Antoine Ignace Melling (27 April 1763 – November 1831) was a painter, architect and voyager who is counted among the “Levantine Artists”. He is famous for his vedute of Constantinople, a town where he lived for 18 years. He was imperial architect to Sultan Selim III and Hatice Sultan and later landscape painter to the Empress Josephine of France. His most influential work is published as Voyage pittoresque de Constantinople et des rives du Bosphore.

Melling's two given names are often written in hyphenated form as Antoine-Ignace.

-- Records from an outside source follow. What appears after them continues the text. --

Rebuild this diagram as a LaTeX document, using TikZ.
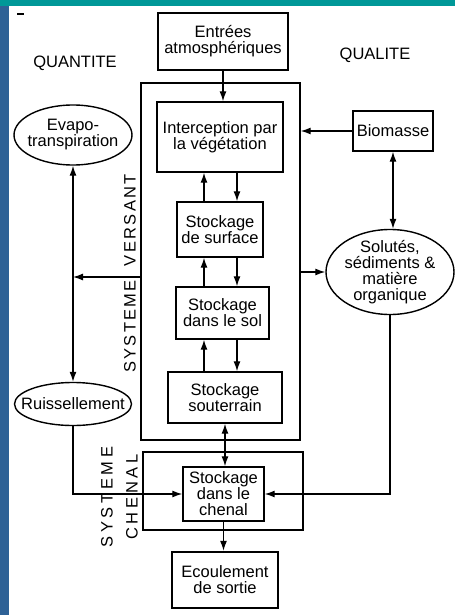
\documentclass[tikz,border=0pt]{standalone}
\usepackage{fontspec}
\setmainfont{Liberation Sans}
\usepackage{tikz}
\usetikzlibrary{arrows,arrows.meta,calc,shapes.geometric,positioning}
\tikzset{>={Latex[length=10pt,width=7pt]}}

\definecolor{slideteal}{RGB}{0,152,152}
\definecolor{slideblue}{RGB}{46,97,150}
\newcommand{\diagfont}{\fontsize{16.5}{16}\selectfont}

\tikzset{
  box/.style={draw, line width=1.4pt, align=center, inner sep=0pt, font=\diagfont},
  heavybox/.style={box, line width=2.4pt},
  bubble/.style={draw, ellipse, line width=1.4pt, align=center, inner sep=-20pt, font=\diagfont},
  link/.style={line width=1.3pt},
  flow/.style={link, ->},
  syslabel/.style={rotate=90, inner sep=0pt, font=\fontsize{16.5}{25}\selectfont\addfontfeature{LetterSpace=#1}}
}

\begin{document}
\begin{tikzpicture}[x=1pt, y=-1pt]
  \useasboundingbox (0,0) rectangle (455,615);
  \fill[white] (0,0) rectangle (455,615);
  \fill[slideteal] (0,0) rectangle (455,6);
  \fill[slideblue] (0,6) rectangle (9,615);
  \draw[line width=1.2pt] (17,14) -- (24,14);

  \node[font=\diagfont] (quantite) at (75,63) {QUANTITE};
  \node[font=\diagfont] (qualite) at (375,55) {QUALITE};

  \node[heavybox, minimum width=130pt, minimum height=57pt] (entrees) at (223,41.5) {Entrées\\atmosphériques};
  \node[box, minimum width=159pt, minimum height=357pt] (versant) at (220.5,261.5) {};
  \node[box, minimum width=126pt, minimum height=70pt] (interception) at (220,137) {Interception par\\la végétation};
  \node[box, minimum width=86pt, minimum height=55pt] (surface) at (220,229.5) {Stockage\\de surface};
  \node[box, minimum width=93pt, minimum height=52pt] (sol) at (222.5,313) {Stockage\\dans le sol};
  \node[box, minimum width=114pt, minimum height=51pt] (souterrain) at (225,397.5) {Stockage\\souterrain};
  \node[box, minimum width=160pt, minimum height=78pt] (chenalsys) at (223,491) {};
  \node[box, minimum width=81pt, minimum height=54pt] (chenal) at (223.5,494) {Stockage\\dans le\\chenal};
  \node[heavybox, minimum width=106pt, minimum height=56pt] (ecoulement) at (225,580) {Ecoulement\\de sortie};
  \node[box, minimum width=80pt, minimum height=40pt] (biomasse) at (393,131) {Biomasse};

  \node[bubble, minimum width=118pt, minimum height=60pt] (evapo) at (73,135) {Evapo-\\transpiration};
  \node[bubble, minimum width=117pt, minimum height=43pt] (ruiss) at (73,404) {Ruissellement};
  \node[bubble, minimum width=128pt, minimum height=85pt] (solutes) at (390,272) {Solutés,\\sédiments \&\\matière\\organique};

  \node[syslabel=14] (labversant) at (130,273.5) {SYSTEME\hspace{14pt}VERSANT};
  \node[syslabel=22, align=center] (labchenal) at (119.5,497) {SYSTEME\\CHENAL};

  \coordinate (down) at (237,0);
  \coordinate (up) at (204,0);
  \coordinate (split) at (73,277);

  \draw[flow] (entrees.south) -- (entrees.south |- interception.north);
  \draw[flow] (biomasse.west) -- (biomasse.west -| versant.east);
  \draw[link, <->] (biomasse.south) -- (biomasse.south |- solutes.north);
  \draw[flow] (solutes.west -| versant.east) -- (solutes.west);
  \draw[flow] (split -| versant.west) -- (split);
  \draw[link, <->] (evapo.south) -- (ruiss.north);

  \foreach \upper/\lower in {interception/surface,surface/sol,sol/souterrain}
  {
  \draw[flow] (\upper.south -| down) -- (\lower.north -| down);
  \draw[flow] (\lower.north -| up) -- (\upper.south -| up);
  }

  \draw[link, <->] (souterrain.south) -- (souterrain.south |- chenal.north);
  \draw[flow] (chenal.south) -- (chenal.south |- ecoulement.north);
  \draw[flow] (ruiss.south) |- (chenal.west);
  \draw[flow] (solutes.south) |- (chenal.east);
\end{tikzpicture}
\end{document}
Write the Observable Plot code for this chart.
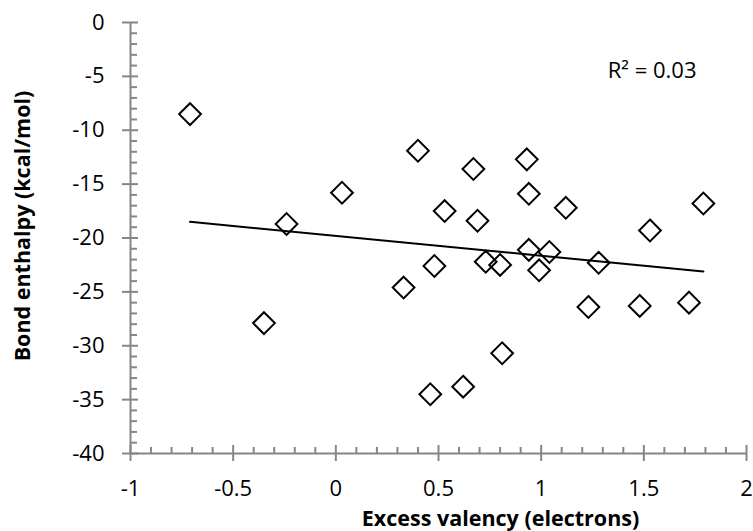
<!DOCTYPE html>
<html>
<head>
<meta charset="utf-8">
<script src="https://cdn.jsdelivr.net/npm/d3@7"></script>
<script src="https://cdn.jsdelivr.net/npm/@observablehq/plot@0.6"></script>
<style>
  html, body { margin: 0; padding: 0; background: #fff; }
</style>
</head>
<body>
<div id="chart"></div>
<script>
// Data
const excessValency = [-0.71, -0.35, -0.24, 0.03, 0.33, 0.40, 0.46, 0.48, 0.53, 0.62, 0.67, 0.69, 0.73, 0.80, 0.81, 0.93, 0.94, 0.94, 0.99, 1.04, 1.12, 1.23, 1.28, 1.48, 1.53, 1.72, 1.79];
const bondEnthalpy  = [-8.5, -27.9, -18.7, -15.8, -24.6, -11.9, -34.5, -22.6, -17.5, -33.8, -13.6, -18.4, -22.2, -22.5, -30.7, -12.7, -15.9, -21.1, -23.0, -21.3, -17.2, -26.4, -22.3, -26.3, -19.3, -26.0, -16.8];

// Linear trendline end points (as drawn in the reference)
const trendX = [-0.71, 1.79];
const trendY = [-18.5, -23.1];

// Axis ticks
const xTicks = [-1, -0.5, 0, 0.5, 1, 1.5, 2];
const yTicks = [0, -5, -10, -15, -20, -25, -30, -35, -40];
const xMinorTicks = [-0.9, -0.8, -0.7, -0.6, -0.4, -0.3, -0.2, -0.1, 0.1, 0.2, 0.3, 0.4, 0.6, 0.7, 0.8, 0.9, 1.1, 1.2, 1.3, 1.4, 1.6, 1.7, 1.8, 1.9];
const yMinorTicks = [-1, -2, -3, -4, -6, -7, -8, -9, -11, -12, -13, -14, -16, -17, -18, -19, -21, -22, -23, -24, -26, -27, -28, -29, -31, -32, -33, -34, -36, -37, -38, -39];

const xLabel = "Excess valency (electrons)";
const yLabel = "Bond enthalpy (kcal/mol)";
const r2Label = "R\u00B2 = 0.03";

const points = excessValency.map((x, i) => ({x, y: bondEnthalpy[i]}));
const trend = trendX.map((x, i) => ({x, y: trendY[i]}));

const W = 753, H = 531;
const mL = 130, mR = 7, mT = 22, mB = 78;
const plotW = W - mL - mR, plotH = H - mT - mB;
const gray = "#868686";
const font = "'Open Sans', 'Noto Sans', sans-serif";
const axisW = 2;
const fs = 22;
const titleFs = 21.5;

const chart = Plot.plot({
  width: W,
  height: H,
  marginLeft: mL,
  marginRight: mR,
  marginTop: mT,
  marginBottom: mB,
  style: {fontFamily: font, fontSize: fs + "px", color: "#000", background: "#fff"},
  x: {domain: [-1, 2], label: null},
  y: {domain: [-40, 0], label: null},
  marks: [
    // axis lines
    Plot.ruleX([-1], {stroke: gray, strokeWidth: axisW}),
    Plot.ruleY([-40], {stroke: gray, strokeWidth: axisW}),
    // y ticks (major cross the axis, minor inside)
    Plot.tickY(yTicks, {y: d => d, stroke: gray, strokeWidth: axisW, insetLeft: -8, insetRight: plotW - 8}),
    Plot.tickY(yMinorTicks, {y: d => d, stroke: gray, strokeWidth: axisW, insetLeft: 0, insetRight: plotW - 7}),
    // x ticks
    Plot.tickX(xTicks, {x: d => d, stroke: gray, strokeWidth: axisW, insetTop: plotH - 8, insetBottom: -8}),
    Plot.tickX(xMinorTicks, {x: d => d, stroke: gray, strokeWidth: axisW, insetTop: plotH - 6, insetBottom: 0}),
    // tick labels
    Plot.axisX(xTicks, {tickSize: 0, tickPadding: 27, tickFormat: d => String(d), fontSize: fs, fontFamily: font, fill: "#000", label: null}),
    Plot.axisY(yTicks, {tickSize: 0, tickPadding: 26, tickFormat: d => String(d), fontSize: fs, fontFamily: font, fill: "#000", label: null}),
    // trendline
    Plot.line(trend, {x: "x", y: "y", stroke: "#000", strokeWidth: 2}),
    // points
    Plot.dot(points, {x: "x", y: "y", symbol: "diamond2", r: 9.8, stroke: "#000", strokeWidth: 2, fill: "none"}),
    // R² annotation
    Plot.text([r2Label], {text: d => d, frameAnchor: "top-right", dx: -50, dy: 48, textAnchor: "end", lineAnchor: "middle", fontSize: fs, fontFamily: font, fill: "#000"}),
    // axis titles
    Plot.text([xLabel], {text: d => d, frameAnchor: "bottom", dx: 62, dy: 66, textAnchor: "middle", lineAnchor: "middle", fontSize: titleFs, fontWeight: "bold", fontFamily: font, fill: "#000"}),
    Plot.text([yLabel], {text: d => d, frameAnchor: "left", dx: -107, dy: -12, rotate: -90, textAnchor: "middle", lineAnchor: "middle", fontSize: titleFs, fontWeight: "bold", fontFamily: font, fill: "#000"})
  ]
});

document.getElementById("chart").appendChild(chart);
</script>
</body>
</html>
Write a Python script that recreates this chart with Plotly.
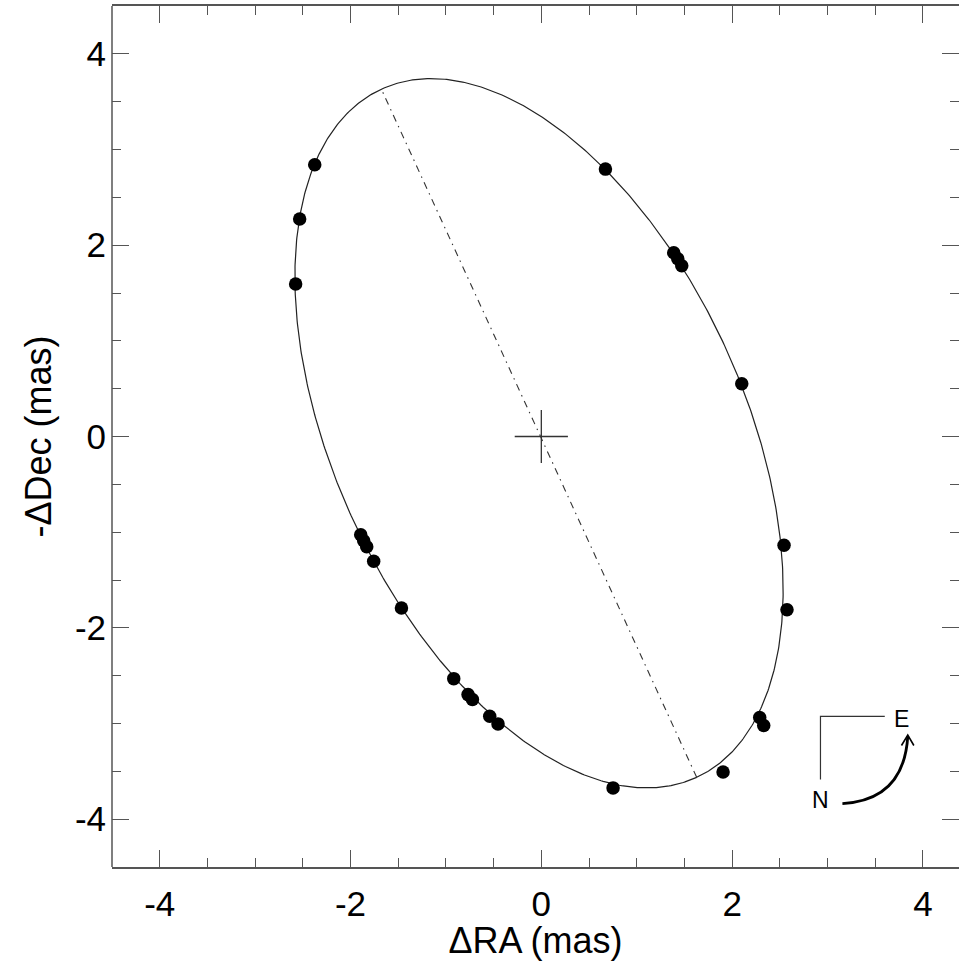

Melling was born Anton Ignaz Melling in Karlsruhe, Baden, in 1763. After the death of his sculptor father, he lived with his painter uncle, Joseph Melling, in Strassbourg (Alsace). As a young man he visited his older brother, and studied Architecture and Mathematics at Klagenfurt. At the age of 19, he went to Italy, Egypt, and finally Constantinople as a member of the Russian Ambassador's retinue and household with the aim of drawing pictures for various dignitaries. He was introduced to princess Hatice Sultan, sister and confidant of the Ottoman Sultan Selim III.

At Hatice Sultan's suggestion, Melling was employed as Imperial Architect by Selim III. In 1795 the princess commissioned Melling to design a labyrinth for her palace at Ortaköy in the style of the Danish ambassador Baron Hübsch's garden. Delighted with the result, she asked Melling to redecorate the palace interior, and subsequently, a completely new neoclassical palace at Defterdarburnu. He also designed clothes and jewellery for her.